2017-07-18 13:33:00

Matteo Ricci protagonista in un'opera al Macerata Opera Festival


Con una nuova opera in cui il protagonista è il missionario gesuita Matteo Ricci, intitolata “Shi (Si faccia)”e commissionata al compositore Carlo Boccadoro, si inaugura giovedì 20 luglio al Teatro Lauro Rossi la nuova edizione del Macerata Opera Festival dedicato quest’anno all’“Oriente”. Il servizio di Luca Pellegrini:

E’ il tema dell’Oriente, fiabesco, tragico o della storia, quello scelto dal direttore artistico, Francesco Micheli, per il Macerata Opera Festival e allo Sferisterio, teatro all’aperto unico al mondo, con il suo lungo, suggestivo muro che lo incornicia, saranno allestite due opere pucciniane molto “orientali” per la loro ambientazione, che sono la Cina per “Turandot” e il Giappone per “Madama Butterfly”. Ma l’apertura ufficiale del Festival è nel nome di Matteo Ricci, il grande missionario e scienziato gesuita del XVI secolo, il cui nome è legato alla Cina ove visse e si adoperò per dialogare con la cultura cinese. Un’opera che Carlo Boccadoro, utilizzando un organico assai ristretto formato da due pianoforti e numerose percussioni, ha composto su libretto di Cecilia Ligorio. Il compositore racconta come è nato questo progetto:

R. – Nasce da Francesco Micheli, direttore artistico del Festival sull’Oriente. Ha voluto fare un pacchetto Maceratese – io sono nato a Macerata come Matteo Ricci – e nel rapporto Macerata-Oriente mi sembra che la storia di Matteo Ricci sia l’esempio più luminoso.

D. – Che cosa l’ha affascinata maggiormente della figura di Matteo Ricci?

R. – Ne sapevo poco.
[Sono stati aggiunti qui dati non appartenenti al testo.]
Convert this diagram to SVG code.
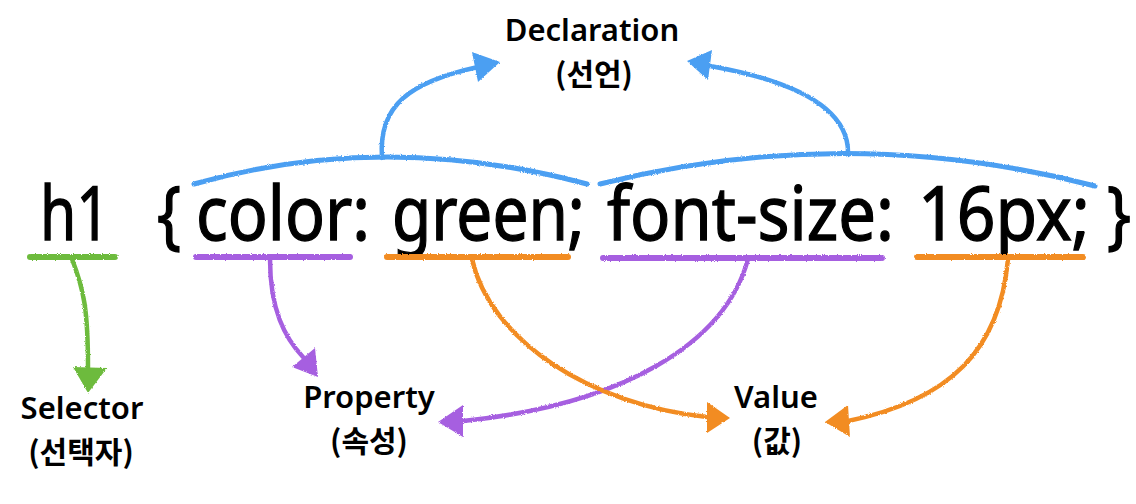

Lo conoscevo vagamente. Poi insieme a Cecilia Ligorio, librettista e regista dello spettacolo, abbiamo cominciato ad approfondire. Abbiamo preso i suoi libri, abbiamo letto i suoi scritti ed è venuta fuori una figura assolutamente straordinaria, un uomo che con la forza dell’intelligenza, del pensiero, è riuscito ad oltrepassare ostacoli apparentemente insormontabili. Ha fatto quello che nessuno pensava fosse possibile fare all’epoca. In quegli anni, la Cina era “completamente sigillata”, come diceva Matteo Ricci, rispetto al resto del mondo. Lui è riuscito ad entrare, a portare le idee nuove, a portare la sua fede, nuovi strumenti di conoscenza… Non è un caso se poi alla fine l’imperatore ha permesso che fosse sepolto nella Città proibita. Mi risulta sia l’unico italiano a essere sepolto lì.

D. – Tutto questo come diventa musica?

R. –  Parliamo di teatro musicale, non di opera nel senso ottocentesco. Abbiamo evitato i possibili cliché orientali. Nella musica, nel testo, non ci sono mai riferimenti a quelle "cineserie" banali. Non abbiamo fatto nemmeno una semplice cronologia della sua vita. L’opera comincia con il viaggio che lui fa in mare, la tempesta lo avvolge e poi tutte le difficoltà che lui incontrerà per riuscire a penetrare in questa cultura che era completamente aliena a qualsiasi cosa di diverso. È un’opera sulle idee, non è un’opera di azione. Era molto difficile quindi fare un’opera sul pensiero, perché nel teatro ci vuole invece dell’azione; non si può fare solo un’opera statica dove non succede niente. La nostra sfida è fare un’opera sul pensiero tenendolo sempre a un ritmo molto incalzante, tant’è che l’opera dura un’ora e cinque minuti, non di più. È un’opera molto breve, compatta e piena di energia.

D. – In scena un attore e due baritoni: che cosa rappresentano?

R. – Tutti e tre sono Matteo Ricci. Però questo si scopre alla fine. L’attore legge dalle lettere di Matteo Ricci. I due baritoni sono apparentemente Matteo Ricci e un suo discepolo, però poi alla fine verrà fuori che tutti e tre sono la trasfigurazione dell’anima di Matteo Ricci, sono la stessa persona. Quindi c’è lui in lotta con se stesso, che discute con se stesso e solo alla fine riesce a trovare una conclusione di pace. C’è questo senso di attesa, di ricerca verso qualcosa che sembra impossibile. Non è un’opera religiosa, anche se parla di fede. Io non sono una persona religiosa e non volevo fare un’opera che parlasse di cose di cui non mi intendo. Però, è un’opera dove si vede che lui è sostenuto da questa sua fede incrollabile che lo fa attraversare qualsiasi difficoltà, da quelle oggettive del viaggio a quelle della diplomazia che lo respinge. È stato anche un grande diplomatico.